__Written instruction__. Leave the pictures out. Return all other data exactly.

__Data extract__.

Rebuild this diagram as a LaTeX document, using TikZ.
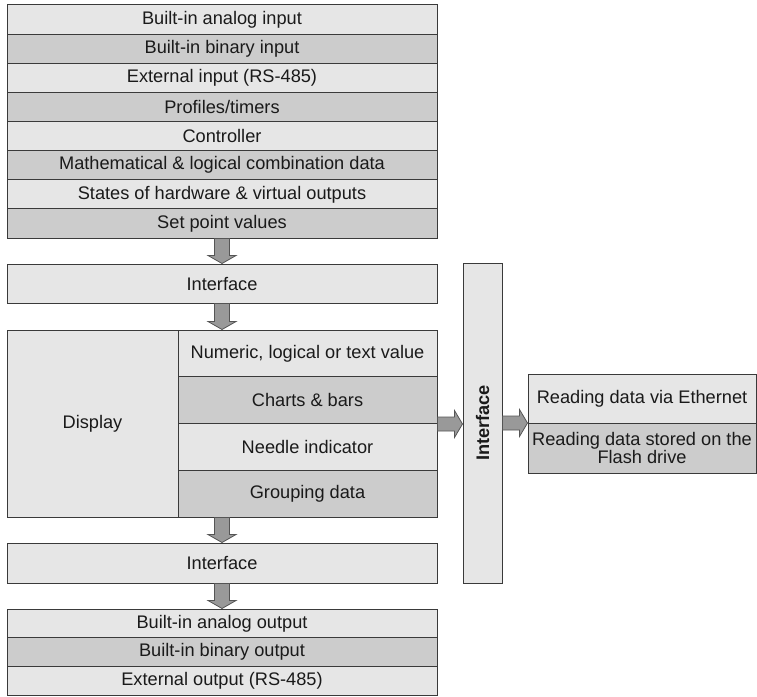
\documentclass[tikz,border=0pt]{standalone}
\usepackage{fontspec}
\setmainfont{Liberation Sans}
\usetikzlibrary{calc}
\definecolor{lightbox}{HTML}{E6E6E6}
\definecolor{darkbox}{HTML}{CCCCCC}
\definecolor{edgecol}{HTML}{3A3A3A}
\definecolor{arrfill}{HTML}{999999}
\definecolor{arredge}{HTML}{555555}
\definecolor{txtcol}{HTML}{1A1A1A}
\newcommand\mainfnt{\fontsize{18.2}{18.4}\selectfont}
\tikzset{
  cell/.style={draw=edgecol, line width=1pt, inner sep=0pt, text=txtcol, font=\mainfnt, align=center},
  lt/.style={fill=lightbox},
  dk/.style={fill=darkbox},
  toprow/.style={cell, minimum width=430pt, minimum height=29.125pt},
  outrow/.style={cell, minimum width=430pt, minimum height=28.67pt},
  disprow/.style={cell, minimum width=259pt, minimum height=46.75pt},
  arrowshape/.style={fill=arrfill, draw=arredge, line width=0.8pt, line join=miter},
}
\newcommand\vconn[2]{\draw[arrowshape] let \p1=(#1), \p2=(#2) in
  (\x2-7.5pt,\y1) -- (\x2+7.5pt,\y1) -- (\x2+7.5pt,\y2+8pt) -- (\x2+14pt,\y2+8pt)
  -- (\x2,\y2) -- (\x2-14pt,\y2+8pt) -- (\x2-7.5pt,\y2+8pt) -- cycle;}
\newcommand\hconn[2]{\draw[arrowshape] let \p1=(#1), \p2=(#2) in
  (\x1,\y1-7pt) -- (\x2-8pt,\y1-7pt) -- (\x2-8pt,\y1-13.5pt) -- (\x2,\y1)
  -- (\x2-8pt,\y1+13.5pt) -- (\x2-8pt,\y1+7pt) -- (\x1,\y1+7pt) -- cycle;}
\begin{document}
\begin{tikzpicture}[x=1pt,y=-1pt]
\useasboundingbox (0,0) rectangle (757,696);
% input stack
\node[toprow, lt] (r1) at (222, 19.56) {Built-in analog input};
\node[toprow, dk] (r2) at (222, 48.69) {Built-in binary input};
\node[toprow, lt] (r3) at (222, 77.81) {External input (RS-485)};
\node[toprow, dk] (r4) at (222,106.94) {Profiles/timers};
\node[toprow, lt] (r5) at (222,136.06) {Controller};
\node[toprow, dk] (r6) at (222,165.19) {Mathematical \& logical combination data};
\node[toprow, lt] (r7) at (222,194.31) {States of hardware \& virtual outputs};
\node[toprow, dk] (r8) at (222,223.44) {Set point values};
% interface 1
\node[cell, lt, minimum width=430pt, minimum height=39pt] (if1) at (222,283.5) {Interface};
% display block
\node[cell, lt, minimum width=171pt, minimum height=187pt] (disp) at (92.5,423.5) {Display};
\node[disprow, lt] (d1) at (307.5,353.375) {Numeric, logical or text value};
\node[disprow, dk] (d2) at (307.5,400.125) {Charts \& bars};
\node[disprow, lt] (d3) at (307.5,446.875) {Needle indicator};
\node[disprow, dk] (d4) at (307.5,493.625) {Grouping data};
% interface 2
\node[cell, lt, minimum width=430pt, minimum height=40pt] (if2) at (222,563) {Interface};
% output stack
\node[outrow, lt] (o1) at (222,623.33) {Built-in analog output};
\node[outrow, dk] (o2) at (222,652) {Built-in binary output};
\node[outrow, lt] (o3) at (222,680.67) {External output (RS-485)};
% vertical interface
\node[cell, lt, minimum width=39pt, minimum height=320pt] (vint) at (482.5,423) {};
\node[rotate=90, font=\mainfnt\bfseries, text=txtcol, inner sep=0pt] (vintlbl) at (vint.center) {Interface};
% right box
\node[cell, lt, minimum width=228pt, minimum height=49pt] (rb1) at (642,398.5) {Reading data via Ethernet};
\node[cell, dk, minimum width=228pt, minimum height=50pt] (rb2) at (642,448) {Reading data stored on the\\Flash drive};
% connectors
\vconn{r8.south}{if1.north}
\vconn{if1.south}{d1.north -| if1.north}
\vconn{d4.south -| if2.north}{if2.north}
\vconn{if2.south}{o1.north}
\hconn{d2.south east}{vint.west}
\hconn{vint.east}{rb1.south west}
\end{tikzpicture}
\end{document}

__Result of the exercise__.
Rebuild this diagram as a LaTeX document, using TikZ.
\documentclass[tikz,border=0pt]{standalone}
\usepackage{fontspec}
\setmainfont{Liberation Sans}
\usetikzlibrary{calc}
\definecolor{lightbox}{HTML}{E6E6E6}
\definecolor{darkbox}{HTML}{CCCCCC}
\definecolor{edgecol}{HTML}{3A3A3A}
\definecolor{arrfill}{HTML}{999999}
\definecolor{arredge}{HTML}{555555}
\definecolor{txtcol}{HTML}{1A1A1A}
\newcommand\mainfnt{\fontsize{18.2}{18.4}\selectfont}
\tikzset{
  cell/.style={draw=edgecol, line width=1pt, inner sep=0pt, text=txtcol, font=\mainfnt, align=center},
  lt/.style={fill=lightbox},
  dk/.style={fill=darkbox},
  toprow/.style={cell, minimum width=430pt, minimum height=29.125pt},
  outrow/.style={cell, minimum width=430pt, minimum height=28.67pt},
  disprow/.style={cell, minimum width=259pt, minimum height=46.75pt},
  arrowshape/.style={fill=arrfill, draw=arredge, line width=0.8pt, line join=miter},
}
\newcommand\vconn[2]{\draw[arrowshape] let \p1=(#1), \p2=(#2) in
  (\x2-7.5pt,\y1) -- (\x2+7.5pt,\y1) -- (\x2+7.5pt,\y2+8pt) -- (\x2+14pt,\y2+8pt)
  -- (\x2,\y2) -- (\x2-14pt,\y2+8pt) -- (\x2-7.5pt,\y2+8pt) -- cycle;}
\newcommand\hconn[2]{\draw[arrowshape] let \p1=(#1), \p2=(#2) in
  (\x1,\y1-7pt) -- (\x2-8pt,\y1-7pt) -- (\x2-8pt,\y1-13.5pt) -- (\x2,\y1)
  -- (\x2-8pt,\y1+13.5pt) -- (\x2-8pt,\y1+7pt) -- (\x1,\y1+7pt) -- cycle;}
\begin{document}
\begin{tikzpicture}[x=1pt,y=-1pt]
\useasboundingbox (0,0) rectangle (757,696);
% input stack
\node[toprow, lt] (r1) at (222, 19.56) {Built-in analog input};
\node[toprow, dk] (r2) at (222, 48.69) {Built-in binary input};
\node[toprow, lt] (r3) at (222, 77.81) {External input (RS-485)};
\node[toprow, dk] (r4) at (222,106.94) {Profiles/timers};
\node[toprow, lt] (r5) at (222,136.06) {Controller};
\node[toprow, dk] (r6) at (222,165.19) {Mathematical \& logical combination data};
\node[toprow, lt] (r7) at (222,194.31) {States of hardware \& virtual outputs};
\node[toprow, dk] (r8) at (222,223.44) {Set point values};
% interface 1
\node[cell, lt, minimum width=430pt, minimum height=39pt] (if1) at (222,283.5) {Interface};
% display block
\node[cell, lt, minimum width=171pt, minimum height=187pt] (disp) at (92.5,423.5) {Display};
\node[disprow, lt] (d1) at (307.5,353.375) {Numeric, logical or text value};
\node[disprow, dk] (d2) at (307.5,400.125) {Charts \& bars};
\node[disprow, lt] (d3) at (307.5,446.875) {Needle indicator};
\node[disprow, dk] (d4) at (307.5,493.625) {Grouping data};
% interface 2
\node[cell, lt, minimum width=430pt, minimum height=40pt] (if2) at (222,563) {Interface};
% output stack
\node[outrow, lt] (o1) at (222,623.33) {Built-in analog output};
\node[outrow, dk] (o2) at (222,652) {Built-in binary output};
\node[outrow, lt] (o3) at (222,680.67) {External output (RS-485)};
% vertical interface
\node[cell, lt, minimum width=39pt, minimum height=320pt] (vint) at (482.5,423) {};
\node[rotate=90, font=\mainfnt\bfseries, text=txtcol, inner sep=0pt] (vintlbl) at (vint.center) {Interface};
% right box
\node[cell, lt, minimum width=228pt, minimum height=49pt] (rb1) at (642,398.5) {Reading data via Ethernet};
\node[cell, dk, minimum width=228pt, minimum height=50pt] (rb2) at (642,448) {Reading data stored on the\\Flash drive};
% connectors
\vconn{r8.south}{if1.north}
\vconn{if1.south}{d1.north -| if1.north}
\vconn{d4.south -| if2.north}{if2.north}
\vconn{if2.south}{o1.north}
\hconn{d2.south east}{vint.west}
\hconn{vint.east}{rb1.south west}
\end{tikzpicture}
\end{document}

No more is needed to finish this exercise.